In any case, if the litmus test for an animated movie is the degree to which both children and adults sit in engaged silence, then Frozen II gets half credit. In my sold-out screening packed mostly with mothers and their little girls dressed as small ice princesses, the children were quiet and absorbed. The adults, on the other hand, chatted away as if the movie playdate were an excuse to gab with fellow parents. Indeed, my mind began to wander during Frozen II. I found myself thinking about the animation and the degree to which the themes had been woven into the plot, and later, how they started to unravel.

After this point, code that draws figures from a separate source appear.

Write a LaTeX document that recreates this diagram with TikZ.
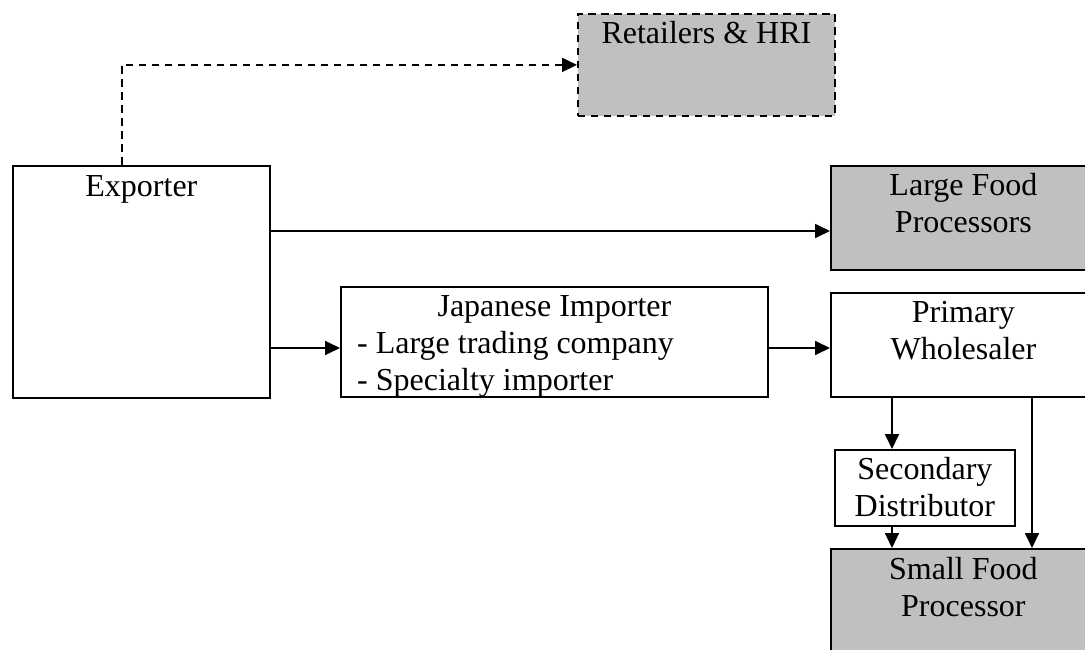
\documentclass[tikz,border=0pt]{standalone}
\usepackage{fontspec}
\setmainfont{Liberation Serif}
\usetikzlibrary{arrows.meta,calc}
\definecolor{boxgray}{RGB}{192,192,192}
\begin{document}
\begin{tikzpicture}[x=1pt,y=-1pt,
  box/.style={draw, line width=1.8pt, inner sep=0pt, anchor=north west},
  gbox/.style={box, fill=boxgray},
  dashbox/.style={gbox, dash pattern=on 7.5pt off 5.5pt},
  lbl/.style={anchor=north, inner sep=0pt, align=center, font=\fontsize{32}{36.7}\selectfont, yshift=-5pt},
  lbll/.style={anchor=north west, inner sep=0pt, align=left, font=\fontsize{32}{36.7}\selectfont},
  arr/.style={line width=1.8pt, -{Triangle[length=15pt,width=14pt]}},
  darr/.style={arr, dash pattern=on 7.5pt off 5.5pt},
]
\useasboundingbox (0,0) rectangle (1085,650);
\clip (0,0) rectangle (1085,650);

% boxes
\node[dashbox, minimum width=257pt, minimum height=102pt] (ret) at (577,13) {};
\node[box, minimum width=257pt, minimum height=232pt] (exp) at (12,165) {};
\node[gbox, minimum width=265pt, minimum height=104pt] (lf) at (830,165) {};
\node[box, minimum width=427pt, minimum height=110pt] (jp) at (340,286) {};
\node[box, minimum width=265pt, minimum height=104pt] (pw) at (830,292) {};
\node[box, minimum width=180pt, minimum height=76pt] (sd) at (834,449) {};
\node[gbox, minimum width=265pt, minimum height=114pt] (sf) at (830,548) {};

% labels
\node[lbl] (retT) at (ret.north) {\strut Retailers \& HRI};
\node[lbl, yshift=-1pt] (expT) at (exp.north) {\strut Exporter};
\node[lbl] (lfT) at (lf.north) {\strut Large Food\\Processors};
\node[lbl] (jpT) at (jp.north) {\strut Japanese Importer};
\node[lbll, yshift=-41.7pt, xshift=17pt] (jpL) at (jp.north west) {\strut - Large trading company\\- Specialty importer};
\node[lbl] (pwT) at (pw.north) {\strut Primary\\Wholesaler};
\node[lbl] (sdT) at (sd.north) {\strut Secondary\\Distributor};
\node[lbl, yshift=-1pt] (sfT) at (sf.north) {\strut Small Food\\Processor};

% connectors
\draw[darr] (exp.north -| 122,0) |- (ret.west);
\draw[arr] (exp.east |- 0,231) -- (lf.west |- 0,231);
\draw[arr] (exp.east |- 0,348) -- (jp.west |- 0,348);
\draw[arr] (jp.east |- 0,348) -- (pw.west |- 0,348);
\draw[arr] (pw.south -| 892,0) -- (sd.north -| 892,0);
\draw[arr] (pw.south -| 1032,0) -- (sf.north -| 1032,0);
\draw[arr] (sd.south -| 892,0) -- (sf.north -| 892,0);
\end{tikzpicture}
\end{document}
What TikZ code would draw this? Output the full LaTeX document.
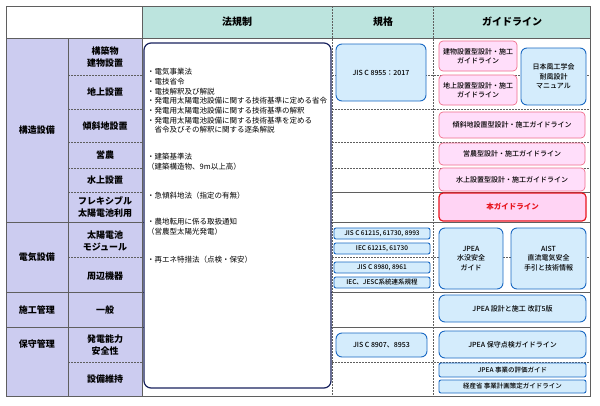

It’s difficult to feel rapt by a story devoid of surprises, essential songs, or a sense of urgency. Instead, the movie feels comprised of disparate components workshopped by a committee of writers determined to satisfy everyone, thus astound no one. Worst of all, the kernel of a good idea resides somewhere inside this Disney sequel, but the studio didn’t have the guts to try something even moderately daring and risk the product’s commercial potential.